Kurdish journalist from Turkey

Nurcan Baysal (born 1975) is a Turkish Kurd journalist from Turkey, based in Diyarbakır. In 2018 she was named Global Laureate for Human Rights Defenders at Risk by Front Line Defenders, an Irish human rights NGO.

== Education ==
Baysal studied at the Faculty of Political Science, Ankara University and received a masters degree from Bilkent University International Relations Department.

== Life ==
In 2010 Baysal won the Women's World Summit Foundation (WWSF) prize for Women's Creativity in Rural Life. She received the prize for founding the 'Ozyegin Foundation Rural Livelihoods program', which sought to empower women in the Diyarbakir region. In 2012, Baysal also received a 'Turkey's Changemakers' award for her work on rural development.

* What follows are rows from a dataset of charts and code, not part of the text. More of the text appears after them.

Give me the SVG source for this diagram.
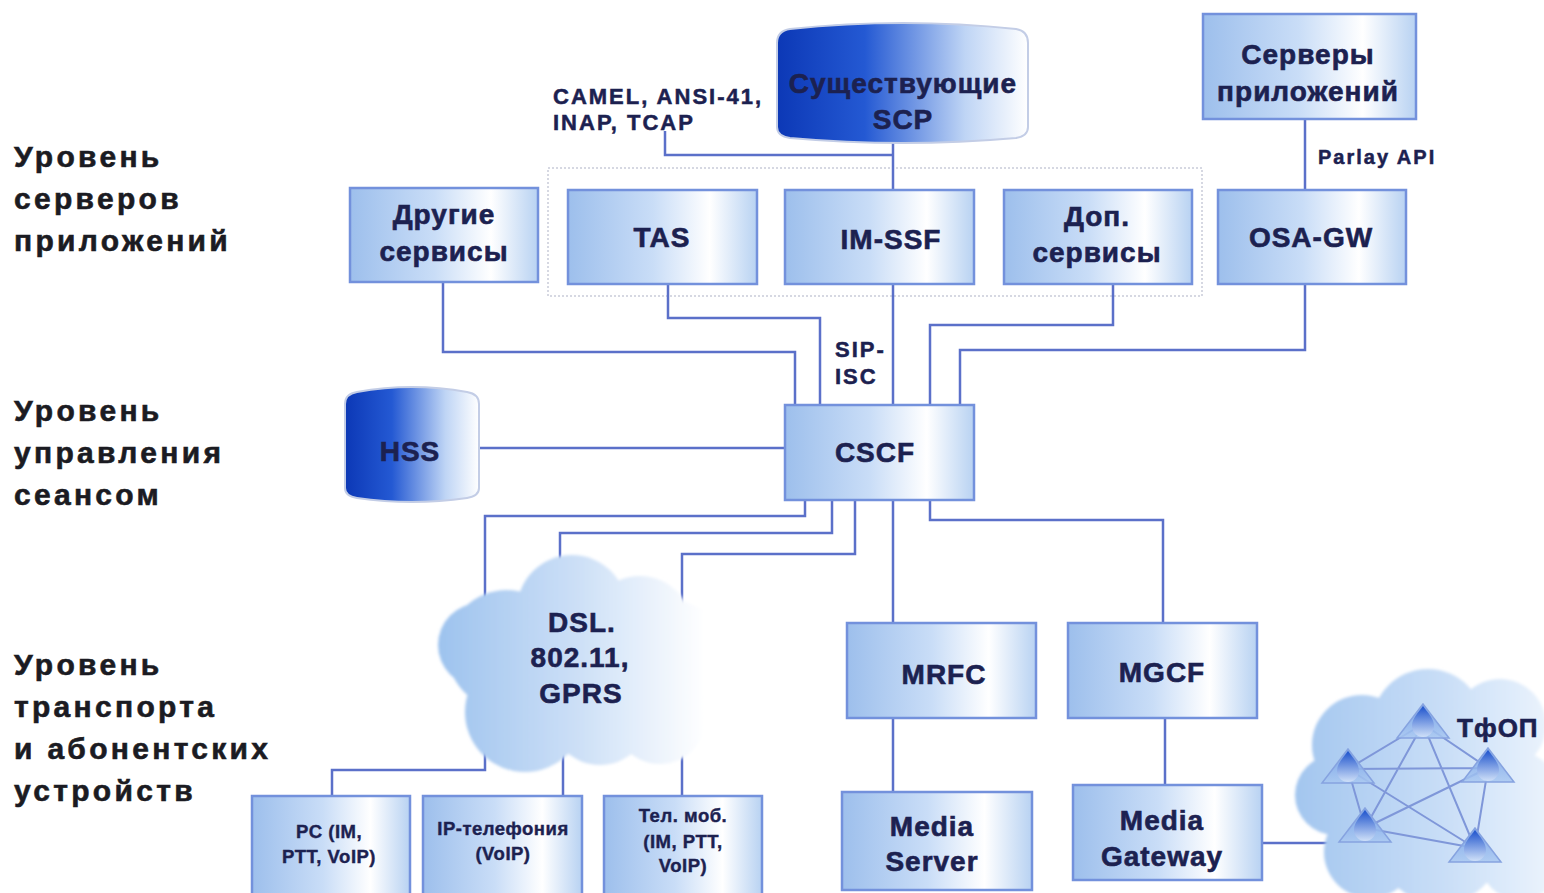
<svg xmlns="http://www.w3.org/2000/svg" xmlns:xlink="http://www.w3.org/1999/xlink" width="1544" height="893" viewBox="0 0 1544 893">
  <style>
    .lvl { font-family: "Liberation Sans", Arial, sans-serif; font-weight: bold; font-size: 30px; letter-spacing: 3.3px; fill: #1b1b22; stroke: #1b1b22; stroke-width: 0.6px; }
    .t { font-family: "Liberation Sans", Arial, sans-serif; font-weight: bold; font-size: 28px; letter-spacing: 1px; fill: #1c2150; stroke: #1c2150; stroke-width: 0.6px; text-anchor: middle; }
    .ts { font-family: "Liberation Sans", Arial, sans-serif; font-weight: bold; font-size: 18.5px; letter-spacing: 0.5px; fill: #1c2150; stroke: #1c2150; stroke-width: 0.4px; text-anchor: middle; }
    .lab { font-family: "Liberation Sans", Arial, sans-serif; font-weight: bold; font-size: 22px; letter-spacing: 2px; fill: #1c2150; stroke: #1c2150; stroke-width: 0.5px; }
    .box { fill: url(#boxGrad); stroke: #7391dc; stroke-width: 2.5; }
    .cyl { fill: url(#cylGrad); stroke: #c3cde6; stroke-width: 2; }
    .wire { fill: none; stroke: #5b70c9; stroke-width: 2.5; }
    .mesh { fill: none; stroke: #7f97d9; stroke-width: 2; }
    .group { fill: none; stroke: #c9ccd9; stroke-width: 1.5; stroke-dasharray: 2 2; }
  </style>
  <defs>
    <linearGradient id="boxGrad" x1="0" y1="0" x2="1" y2="0">
      <stop offset="0" stop-color="#9dbfec"/>
      <stop offset="0.45" stop-color="#c9ddf7"/>
      <stop offset="0.75" stop-color="#ffffff"/>
      <stop offset="1" stop-color="#b8d2f2"/>
    </linearGradient>
    <linearGradient id="cylGrad" x1="0" y1="0" x2="1" y2="0">
      <stop offset="0" stop-color="#0c38b6"/>
      <stop offset="0.35" stop-color="#2459d3"/>
      <stop offset="0.75" stop-color="#bfd5f5"/>
      <stop offset="1" stop-color="#ffffff"/>
    </linearGradient>
    <linearGradient id="cloudGrad" gradientUnits="userSpaceOnUse" x1="435" y1="0" x2="735" y2="0">
      <stop offset="0" stop-color="#9cc2ee"/>
      <stop offset="0.5" stop-color="#cfe1f7"/>
      <stop offset="0.9" stop-color="#ffffff"/>
    </linearGradient>
    <linearGradient id="pstnGrad" gradientUnits="userSpaceOnUse" x1="1295" y1="0" x2="1544" y2="0">
      <stop offset="0" stop-color="#a3c6ef"/>
      <stop offset="0.6" stop-color="#c9def7"/>
      <stop offset="1" stop-color="#e9f2fc"/>
    </linearGradient>
    <linearGradient id="triGrad" x1="0" y1="0" x2="0" y2="1">
      <stop offset="0" stop-color="#6f9be6"/>
      <stop offset="1" stop-color="#a9c8f1"/>
    </linearGradient>
    <linearGradient id="dropGrad" x1="0" y1="0" x2="0" y2="1">
      <stop offset="0" stop-color="#1d52cc"/>
      <stop offset="1" stop-color="#cfe0f8"/>
    </linearGradient>
    <filter id="soft" x="-10%" y="-10%" width="120%" height="120%">
      <feGaussianBlur stdDeviation="1.5"/>
    </filter>
    <!-- exchange node used inside the PSTN cloud -->
    <g id="exch">
      <polygon points="0,-34 -26,0 26,0" fill="url(#triGrad)" fill-opacity="0.85" stroke="#86a3e0" stroke-width="1.5"/>
      <path d="M0,-32 C4,-26 11,-20 11,-12 A11,11 0 0 1 -11,-12 C-11,-20 -4,-26 0,-32 Z" fill="url(#dropGrad)"/>
    </g>
  </defs>

  <rect width="1544" height="893" fill="#ffffff"/>

  <!-- layer captions -->
  <g id="levels">
    <text class="lvl" x="14" y="167">Уровень</text>
    <text class="lvl" x="14" y="209">серверов</text>
    <text class="lvl" x="14" y="251">приложений</text>
    <text class="lvl" x="14" y="421">Уровень</text>
    <text class="lvl" x="14" y="463">управления</text>
    <text class="lvl" x="14" y="505">сеансом</text>
    <text class="lvl" x="14" y="675">Уровень</text>
    <text class="lvl" x="14" y="717">транспорта</text>
    <text class="lvl" x="14" y="759">и абонентских</text>
    <text class="lvl" x="14" y="801">устройств</text>
  </g>

  <!-- dotted grouping frame -->
  <rect class="group" x="548" y="168" width="654" height="128"/>

  <!-- connectors -->
  <g id="connectors">
    <path class="wire" d="M893,143 V190"/>
    <path class="wire" d="M665,131 V155 H893"/>
    <path class="wire" d="M1305,119 V190"/>
    <path class="wire" d="M443,282 V352 H795 V405"/>
    <path class="wire" d="M668,284 V318 H820 V405"/>
    <path class="wire" d="M893,284 V405"/>
    <path class="wire" d="M1113,284 V325 H930 V405"/>
    <path class="wire" d="M1305,284 V350 H960 V405"/>
    <path class="wire" d="M479,448 H785"/>
    <path class="wire" d="M805,500 V516 H485 V770 H332 V795"/>
    <path class="wire" d="M832,500 V533 H560 V575"/>
    <path class="wire" d="M563,750 V795"/>
    <path class="wire" d="M855,500 V554 H682 V795"/>
    <path class="wire" d="M893,500 V623"/>
    <path class="wire" d="M930,500 V520 H1163 V623"/>
    <path class="wire" d="M893,718 V792"/>
    <path class="wire" d="M1165,718 V785"/>
    <path class="wire" d="M1262,843 H1340"/>
  </g>

  <!-- connector labels -->
  <g id="labels">
    <text class="lab" x="553" y="104">CAMEL, ANSI-41,</text>
    <text class="lab" x="553" y="130">INAP, TCAP</text>
    <text class="lab" x="1318" y="164" style="font-size:20px">Parlay API</text>
    <text class="lab" x="835" y="357">SIP-</text>
    <text class="lab" x="835" y="384">ISC</text>
  </g>

  <!-- application server layer -->
  <g id="scp">
    <path class="cyl" d="M790,29 Q903,17 1016,29 Q1028,31 1028,43 L1028,127 Q1028,136 1016,138 Q903,148 790,138 Q777,136 777,127 L777,43 Q777,31 790,29 Z"/>
    <text class="t" x="903" y="93">Существующие</text>
    <text class="t" x="903" y="129">SCP</text>
  </g>
  <g id="app-servers">
    <rect class="box" x="1203" y="14" width="213" height="105"/>
    <text class="t" x="1308" y="64">Серверы</text>
    <text class="t" x="1308" y="101">приложений</text>
  </g>
  <g id="other-services">
    <rect class="box" x="350" y="188" width="188" height="94"/>
    <text class="t" x="444" y="224">Другие</text>
    <text class="t" x="444" y="261">сервисы</text>
  </g>
  <g id="tas">
    <rect class="box" x="568" y="190" width="189" height="94"/>
    <text class="t" x="662" y="247">TAS</text>
  </g>
  <g id="im-ssf">
    <rect class="box" x="785" y="190" width="189" height="94"/>
    <text class="t" x="891" y="249">IM-SSF</text>
  </g>
  <g id="extra-services">
    <rect class="box" x="1004" y="190" width="188" height="94"/>
    <text class="t" x="1097" y="226">Доп.</text>
    <text class="t" x="1097" y="262">сервисы</text>
  </g>
  <g id="osa-gw">
    <rect class="box" x="1218" y="190" width="188" height="94"/>
    <text class="t" x="1311" y="247">OSA-GW</text>
  </g>

  <!-- session control layer -->
  <g id="hss">
    <path class="cyl" d="M357,392 Q412,382 467,392 Q479,394 479,404 L479,488 Q479,496 467,498 Q412,506 357,498 Q345,496 345,488 L345,404 Q345,394 357,392 Z"/>
    <text class="t" x="410" y="461">HSS</text>
  </g>
  <g id="cscf">
    <rect class="box" x="785" y="405" width="189" height="95"/>
    <text class="t" x="875" y="462">CSCF</text>
  </g>

  <!-- transport layer -->
  <g id="access-cloud">
    <g fill="url(#cloudGrad)" filter="url(#soft)">
      <circle cx="480" cy="645" r="42"/>
      <circle cx="507" cy="650" r="60"/>
      <circle cx="525" cy="712" r="60"/>
      <circle cx="572" cy="610" r="55"/>
      <circle cx="600" cy="715" r="50"/>
      <circle cx="640" cy="628" r="52"/>
      <circle cx="670" cy="656" r="56"/>
      <circle cx="692" cy="650" r="43"/>
      <circle cx="660" cy="718" r="46"/>
      <circle cx="580" cy="665" r="70"/>
    </g>
    <text class="t" x="582" y="632">DSL.</text>
    <text class="t" x="580" y="667">802.11,</text>
    <text class="t" x="581" y="703">GPRS</text>
  </g>
  <g id="mrfc">
    <rect class="box" x="847" y="623" width="189" height="95"/>
    <text class="t" x="944" y="684">MRFC</text>
  </g>
  <g id="mgcf">
    <rect class="box" x="1068" y="623" width="189" height="95"/>
    <text class="t" x="1162" y="682">MGCF</text>
  </g>
  <g id="media-server">
    <rect class="box" x="842" y="792" width="190" height="98"/>
    <text class="t" x="932" y="836">Media</text>
    <text class="t" x="932" y="871">Server</text>
  </g>
  <g id="media-gateway">
    <rect class="box" x="1073" y="785" width="189" height="95"/>
    <text class="t" x="1162" y="830">Media</text>
    <text class="t" x="1162" y="866">Gateway</text>
  </g>
  <g id="pc">
    <rect class="box" x="252" y="796" width="158" height="100"/>
    <text class="ts" x="329" y="838">PC (IM,</text>
    <text class="ts" x="329" y="863">PTT, VoIP)</text>
  </g>
  <g id="ip-phone">
    <rect class="box" x="423" y="796" width="159" height="100"/>
    <text class="ts" x="503" y="835">IP-телефония</text>
    <text class="ts" x="503" y="860">(VoIP)</text>
  </g>
  <g id="mobile">
    <rect class="box" x="604" y="796" width="158" height="100"/>
    <text class="ts" x="683" y="822">Тел. моб.</text>
    <text class="ts" x="683" y="848">(IM, PTT,</text>
    <text class="ts" x="683" y="872">VoIP)</text>
  </g>

  <!-- PSTN cloud with meshed exchanges -->
  <g id="pstn">
    <g fill="url(#pstnGrad)" filter="url(#soft)">
      <circle cx="1335" cy="795" r="40"/>
      <circle cx="1362" cy="745" r="50"/>
      <circle cx="1428" cy="725" r="56"/>
      <circle cx="1500" cy="725" r="46"/>
      <circle cx="1512" cy="800" r="50"/>
      <circle cx="1440" cy="842" r="62"/>
      <circle cx="1370" cy="852" r="46"/>
      <circle cx="1425" cy="790" r="70"/>
      <circle cx="1520" cy="860" r="40"/>
    </g>
    <g class="mesh">
      <path d="M1423,724 L1348,769 M1423,724 L1488,768 M1423,724 L1365,828 M1423,724 L1475,848 M1348,769 L1488,768 M1348,769 L1365,828 M1348,769 L1475,848 M1488,768 L1365,828 M1488,768 L1475,848 M1365,828 L1475,848"/>
    </g>
    <use xlink:href="#exch" x="1423" y="738"/>
    <use xlink:href="#exch" x="1348" y="783"/>
    <use xlink:href="#exch" x="1488" y="782"/>
    <use xlink:href="#exch" x="1365" y="842"/>
    <use xlink:href="#exch" x="1475" y="862"/>
    <text class="t" x="1457" y="737" style="text-anchor:start;font-size:26px">ТфОП</text>
  </g>
</svg>
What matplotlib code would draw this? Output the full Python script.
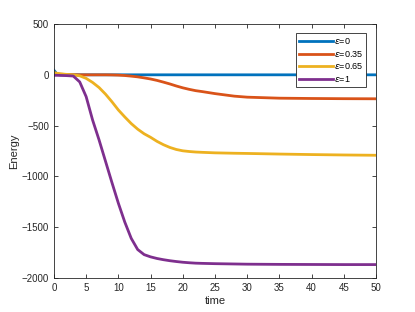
import numpy as np
import matplotlib
matplotlib.use('Agg')
import matplotlib.pyplot as plt

plt.rcParams['font.family'] = ['Liberation Sans', 'DejaVu Sans']

t = [0, 0.5, 1, 2, 3, 4, 5, 6, 7, 8, 9, 10, 11, 12, 13, 14, 15, 16, 17, 18, 19, 20,
     21, 22, 23, 25, 28, 30, 35, 40, 45, 50]
e0 = [45, 5, 0, 0, 0, 0, 0, 0, 0, 0, 0, 0, 0, 0, 0, 0, 0, 0, 0, 0, 0, 0,
      0, 0, 0, 0, 0, 0, 0, 0, 0, 0]
e035 = [20, 10, 6, 3, 1, 0, 0, 0, 0, 0, -1, -3, -7, -13, -20, -30, -41, -55, -72, -90, -110, -128,
        -143, -156, -165, -185, -210, -220, -230, -233, -235, -236]
e065 = [22, 15, 10, 4, 0, -10, -35, -75, -125, -190, -265, -346, -415, -480, -535, -580, -615, -655, -688, -715, -735, -748,
        -755, -760, -763, -768, -772, -774, -780, -785, -789, -792]
e1 = [-5, -5, -6, -8, -12, -70, -215, -445, -640, -850, -1060, -1264, -1450, -1610, -1720, -1770, -1792, -1808, -1820, -1830, -1838, -1845,
      -1850, -1854, -1856, -1859, -1862, -1864, -1866, -1867, -1868, -1868]

series = [(e0, r'$\epsilon$=0', '#0072BD'),
          (e035, r'$\epsilon$=0.35', '#D95319'),
          (e065, r'$\epsilon$=0.65', '#EDB120'),
          (e1, r'$\epsilon$=1', '#7E2F8E')]

fig = plt.figure(figsize=(4.15, 3.12), dpi=100)
ax = fig.add_axes([0.130, 0.109, 0.776, 0.814])

for vals, lab, col in series:
    ax.plot(t, vals, color=col, lw=2, label=lab)

ax.set_xlim(0, 50)
ax.set_ylim(-2000, 500)
ax.set_xticks(np.arange(0, 51, 5))
ax.set_yticks(np.arange(-2000, 501, 500))
ax.tick_params(direction='in', top=True, right=True, labelsize=7, length=3,
               color='#262626', labelcolor='#262626', width=0.6)
for s in ax.spines.values():
    s.set_color('#262626')
    s.set_linewidth(0.6)
ax.set_xlabel('time', fontsize=8, color='#262626', labelpad=2)
ax.set_ylabel('Energy', fontsize=8, color='#262626', labelpad=2)

leg = ax.legend(loc='upper right', bbox_to_anchor=(0.97, 0.965), fontsize=6.5,
                fancybox=False, edgecolor='#262626', framealpha=1,
                handlelength=3.8, handletextpad=0.1, labelspacing=0.3,
                borderpad=0.35, borderaxespad=0)
leg.get_frame().set_linewidth(0.6)

fig.savefig('out.png', dpi=100)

Baysal is a founder of the Diyarbakır Institute for Political and Social Research (DISA). Accepting her award from Front Line Defenders, Baysal described a formative moment in her childhood when she witnessed the Turkish military attack a funeral procession for the Kurdish rights activist and head of the Diyarbakir branch of the Turkish Human Rights Association, Vedat Aydın who was tortured and killed in 1991. The award was presented in May 2018 at Dublin Castle by UN deputy high commissioner for human rights Kate Gilmore.

In January 2018, Baysal was detained by Turkish police at her house in Diyarbakir, South East Turkey. Human Rights Watch stated that she was detained in connection with her Tweets criticising Turkey's military operation in Afrin, Syria. She told The Journal that kalashnikov-wielding security forces had stormed her house one evening, saying that "At first we thought it was an earthquake. They were trying to knock down our door." In February, she was found guilty in a separate case of 'demeaning the Turkish security forces' in an article she wrote. Although she was sentenced to ten months in prison, 'she was released on the condition that she not repeat the offence within five years', according to Front Line Defenders.

Baysal worked for the UN Development Programme in Turkey and has published four books in Turkish with İletişim Publishers. She is also a journalist for Turkish news website Ahval. She has also been published by T24 and OpenDemocracy and is a consultant to the Heinrich Böll Foundation.

In June 2019, Baysal was briefly arrested and then released in connection with a meeting of the Democratic Society Congress (DTK) which she had attended in 2012. In October 2019, Baysal's house was raided by 30-40 Turkish police while she was abroad due to her social media posts criticising the Turkish military offensive in Syria.

In 2020, she was arrested for covering the COVID-19 pandemic in Turkey, brought to judged and questioned, but not charged.